For years, the industry has been obsessed with one number: TPS. Higher throughput, faster blocks, lower latency. As an active on-chain trader, I respect performance. When markets move, milliseconds matter. But here’s the uncomfortable truth: speed is overrated if the user experience is buried under constant signature requests. A chain can finalize in sub-seconds, but if I have to approve every cancel, re-quote, rebalance, or leverage adjustment manually, the system still feels slow. The real bottleneck isn’t consensus. It’s permission design.
In real trading conditions, friction compounds quickly. Cancel a stale order. Sign. Submit a new quote. Sign. Adjust exposure. Sign again. During volatility, that sequence repeats over and over. This “signature fatigue” quietly limits what on-chain systems can achieve. It prevents strategies from being truly reactive and makes automation clunky. Speed at the base layer does not solve human interruption at the interface layer.

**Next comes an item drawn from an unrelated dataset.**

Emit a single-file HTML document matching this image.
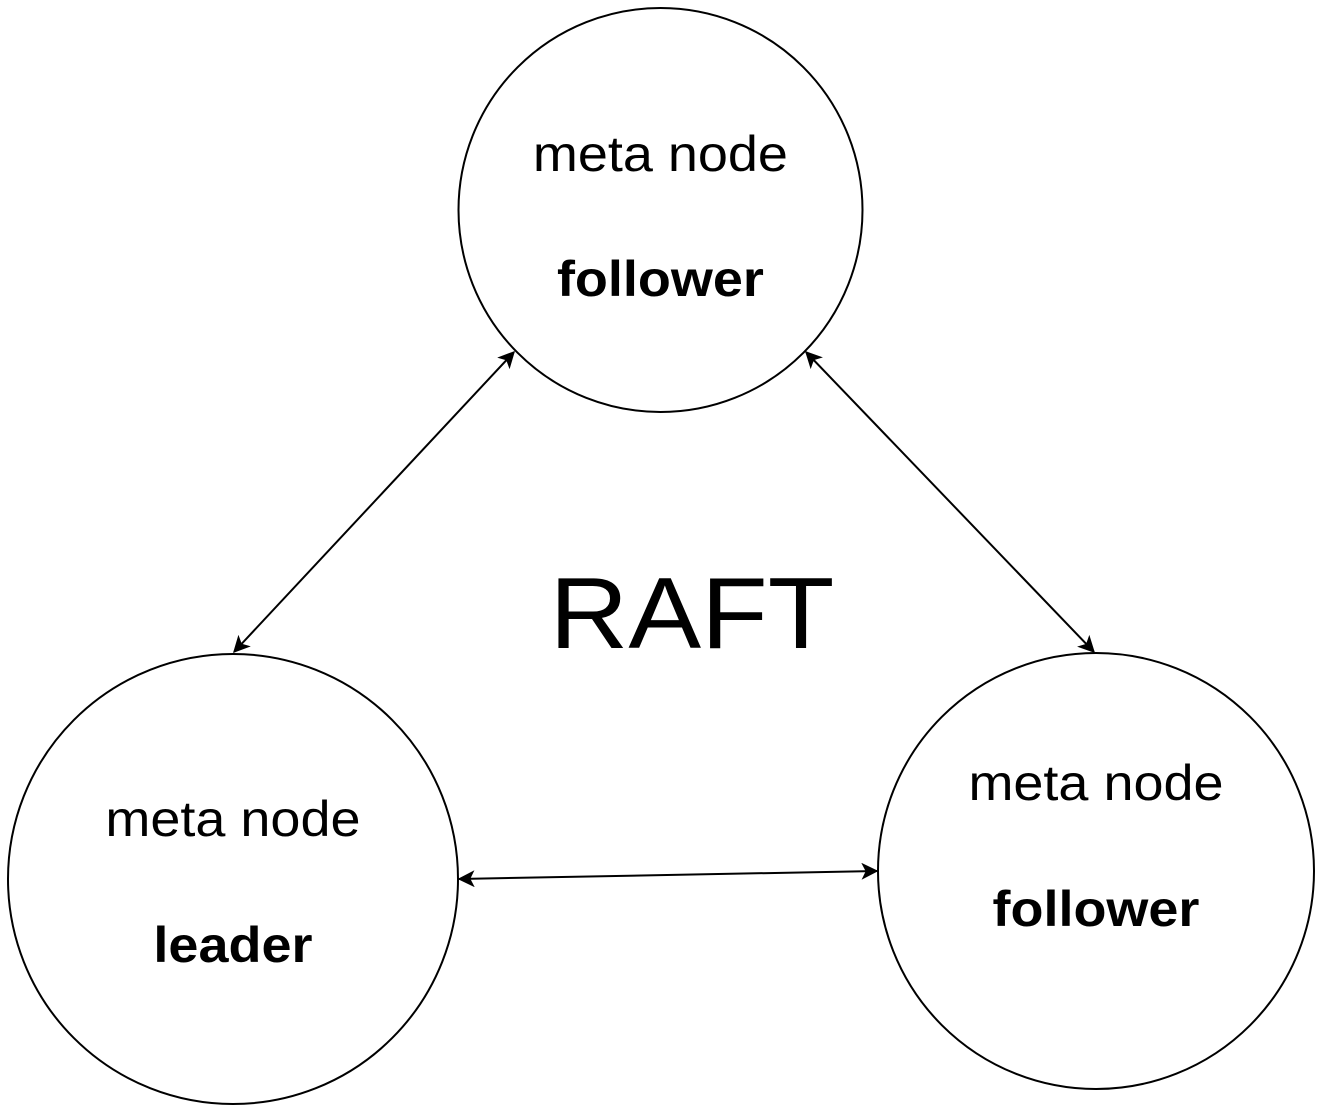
<!DOCTYPE html>
<html><head><meta charset="utf-8"><style>
html,body{margin:0;padding:0;background:#fff;}
svg{display:block;}
text{font-family:"Liberation Sans",Arial,sans-serif;fill:#000;}
</style></head><body>
<svg width="1324" height="1114" viewBox="0 0 1324 1114" xmlns="http://www.w3.org/2000/svg">
<defs>
<marker id="a" viewBox="0 0 12 12" refX="11" refY="6" markerWidth="17" markerHeight="17" markerUnits="userSpaceOnUse" orient="auto-start-reverse">
<path d="M0,0 L12,6 L0,12 L3,6 Z" fill="#000"/>
</marker>
</defs>
<g fill="none" stroke="#000" stroke-width="2">
<circle cx="660.5" cy="210" r="202"/>
<circle cx="233" cy="879" r="225"/>
<circle cx="1096" cy="871" r="218"/>
<line x1="514" y1="352" x2="234" y2="652" marker-start="url(#a)" marker-end="url(#a)"/>
<line x1="806" y1="352" x2="1094" y2="652" marker-start="url(#a)" marker-end="url(#a)"/>
<line x1="459" y1="879" x2="877" y2="871" marker-start="url(#a)" marker-end="url(#a)"/>
</g>
<g text-anchor="middle" font-size="50" transform="scale(1.08,1)">
<text x="611.5" y="171">meta node</text>
<text x="611.5" y="296" font-weight="bold">follower</text>
<text x="215.7" y="836">meta node</text>
<text x="215.7" y="962" font-weight="bold">leader</text>
<text x="1014.8" y="800">meta node</text>
<text x="1014.8" y="926" font-weight="bold">follower</text>
<text x="640.7" y="648" font-size="101">RAFT</text>
</g>
</svg>
</body></html>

Historically, users have had only two choices. Either surrender assets to centralized custody for seamless execution, or retain full control and manually authorize every single action. That binary model no longer reflects the needs of modern on-chain finance. There is now a third path: scoped delegation through Sessions.
Fogo Sessions function like a temporary permission card. Imagine entering a secure building. You don’t give away permanent access to everything inside. You receive an entry pass that works only in certain rooms, within certain hours, and expires automatically. It cannot open the vault, and it cannot be used indefinitely. Sessions apply this same principle to on-chain activity. Instead of signing every action, a user authorizes a session key with predefined limits—what actions are allowed, how much can be spent, and for how long the permission remains valid.
For traders, this changes everything. Within those defined boundaries, orders can be canceled, liquidity can be re-quoted, portfolios can be rebalanced, and strategies can adapt in real time—without constant wallet interruptions. The session key cannot drain funds, cannot exceed its spending cap, and cannot act outside approved functions. It is automation with guardrails. Control is not abandoned; it is structured.
Security in this model becomes more nuanced rather than weaker. Sessions can enforce spending caps, strict time windows, and action whitelists. They expire automatically. In practice, it’s like issuing a prepaid card with a clear limit and an expiration date. The system can operate efficiently, but it cannot overstep its mandate. This is a more sophisticated approach than either full custody or endless manual confirmations.
The broader implication is important. The industry’s fixation on TPS misses a deeper point. Blockchains are not competing on raw throughput alone. They are competing against user expectations shaped by seamless financial applications and real-time trading systems. If decentralized infrastructure feels operationally heavier—even when technically faster—users will default to convenience. Performance without usability is incomplete progress.
Fogo Sessions represent an evolution in how we think about on-chain permissions. They move the conversation from “How fast can transactions settle?” to “How intelligently can access be managed?” True scalability will not come solely from higher throughput. It will come from standardized, intuitive permission frameworks that reduce friction while preserving sovereignty.
Mass adoption depends on this shift. When scoped delegation becomes normal, developers can build smarter tools, traders can operate without interruption, and automation can feel native rather than forced. The chains that lead the next era will not simply be the fastest. They will be the ones that understand that programmable trust—defined by clear, limited, and user-controlled permissions—is the real foundation of scalable Web3 systems.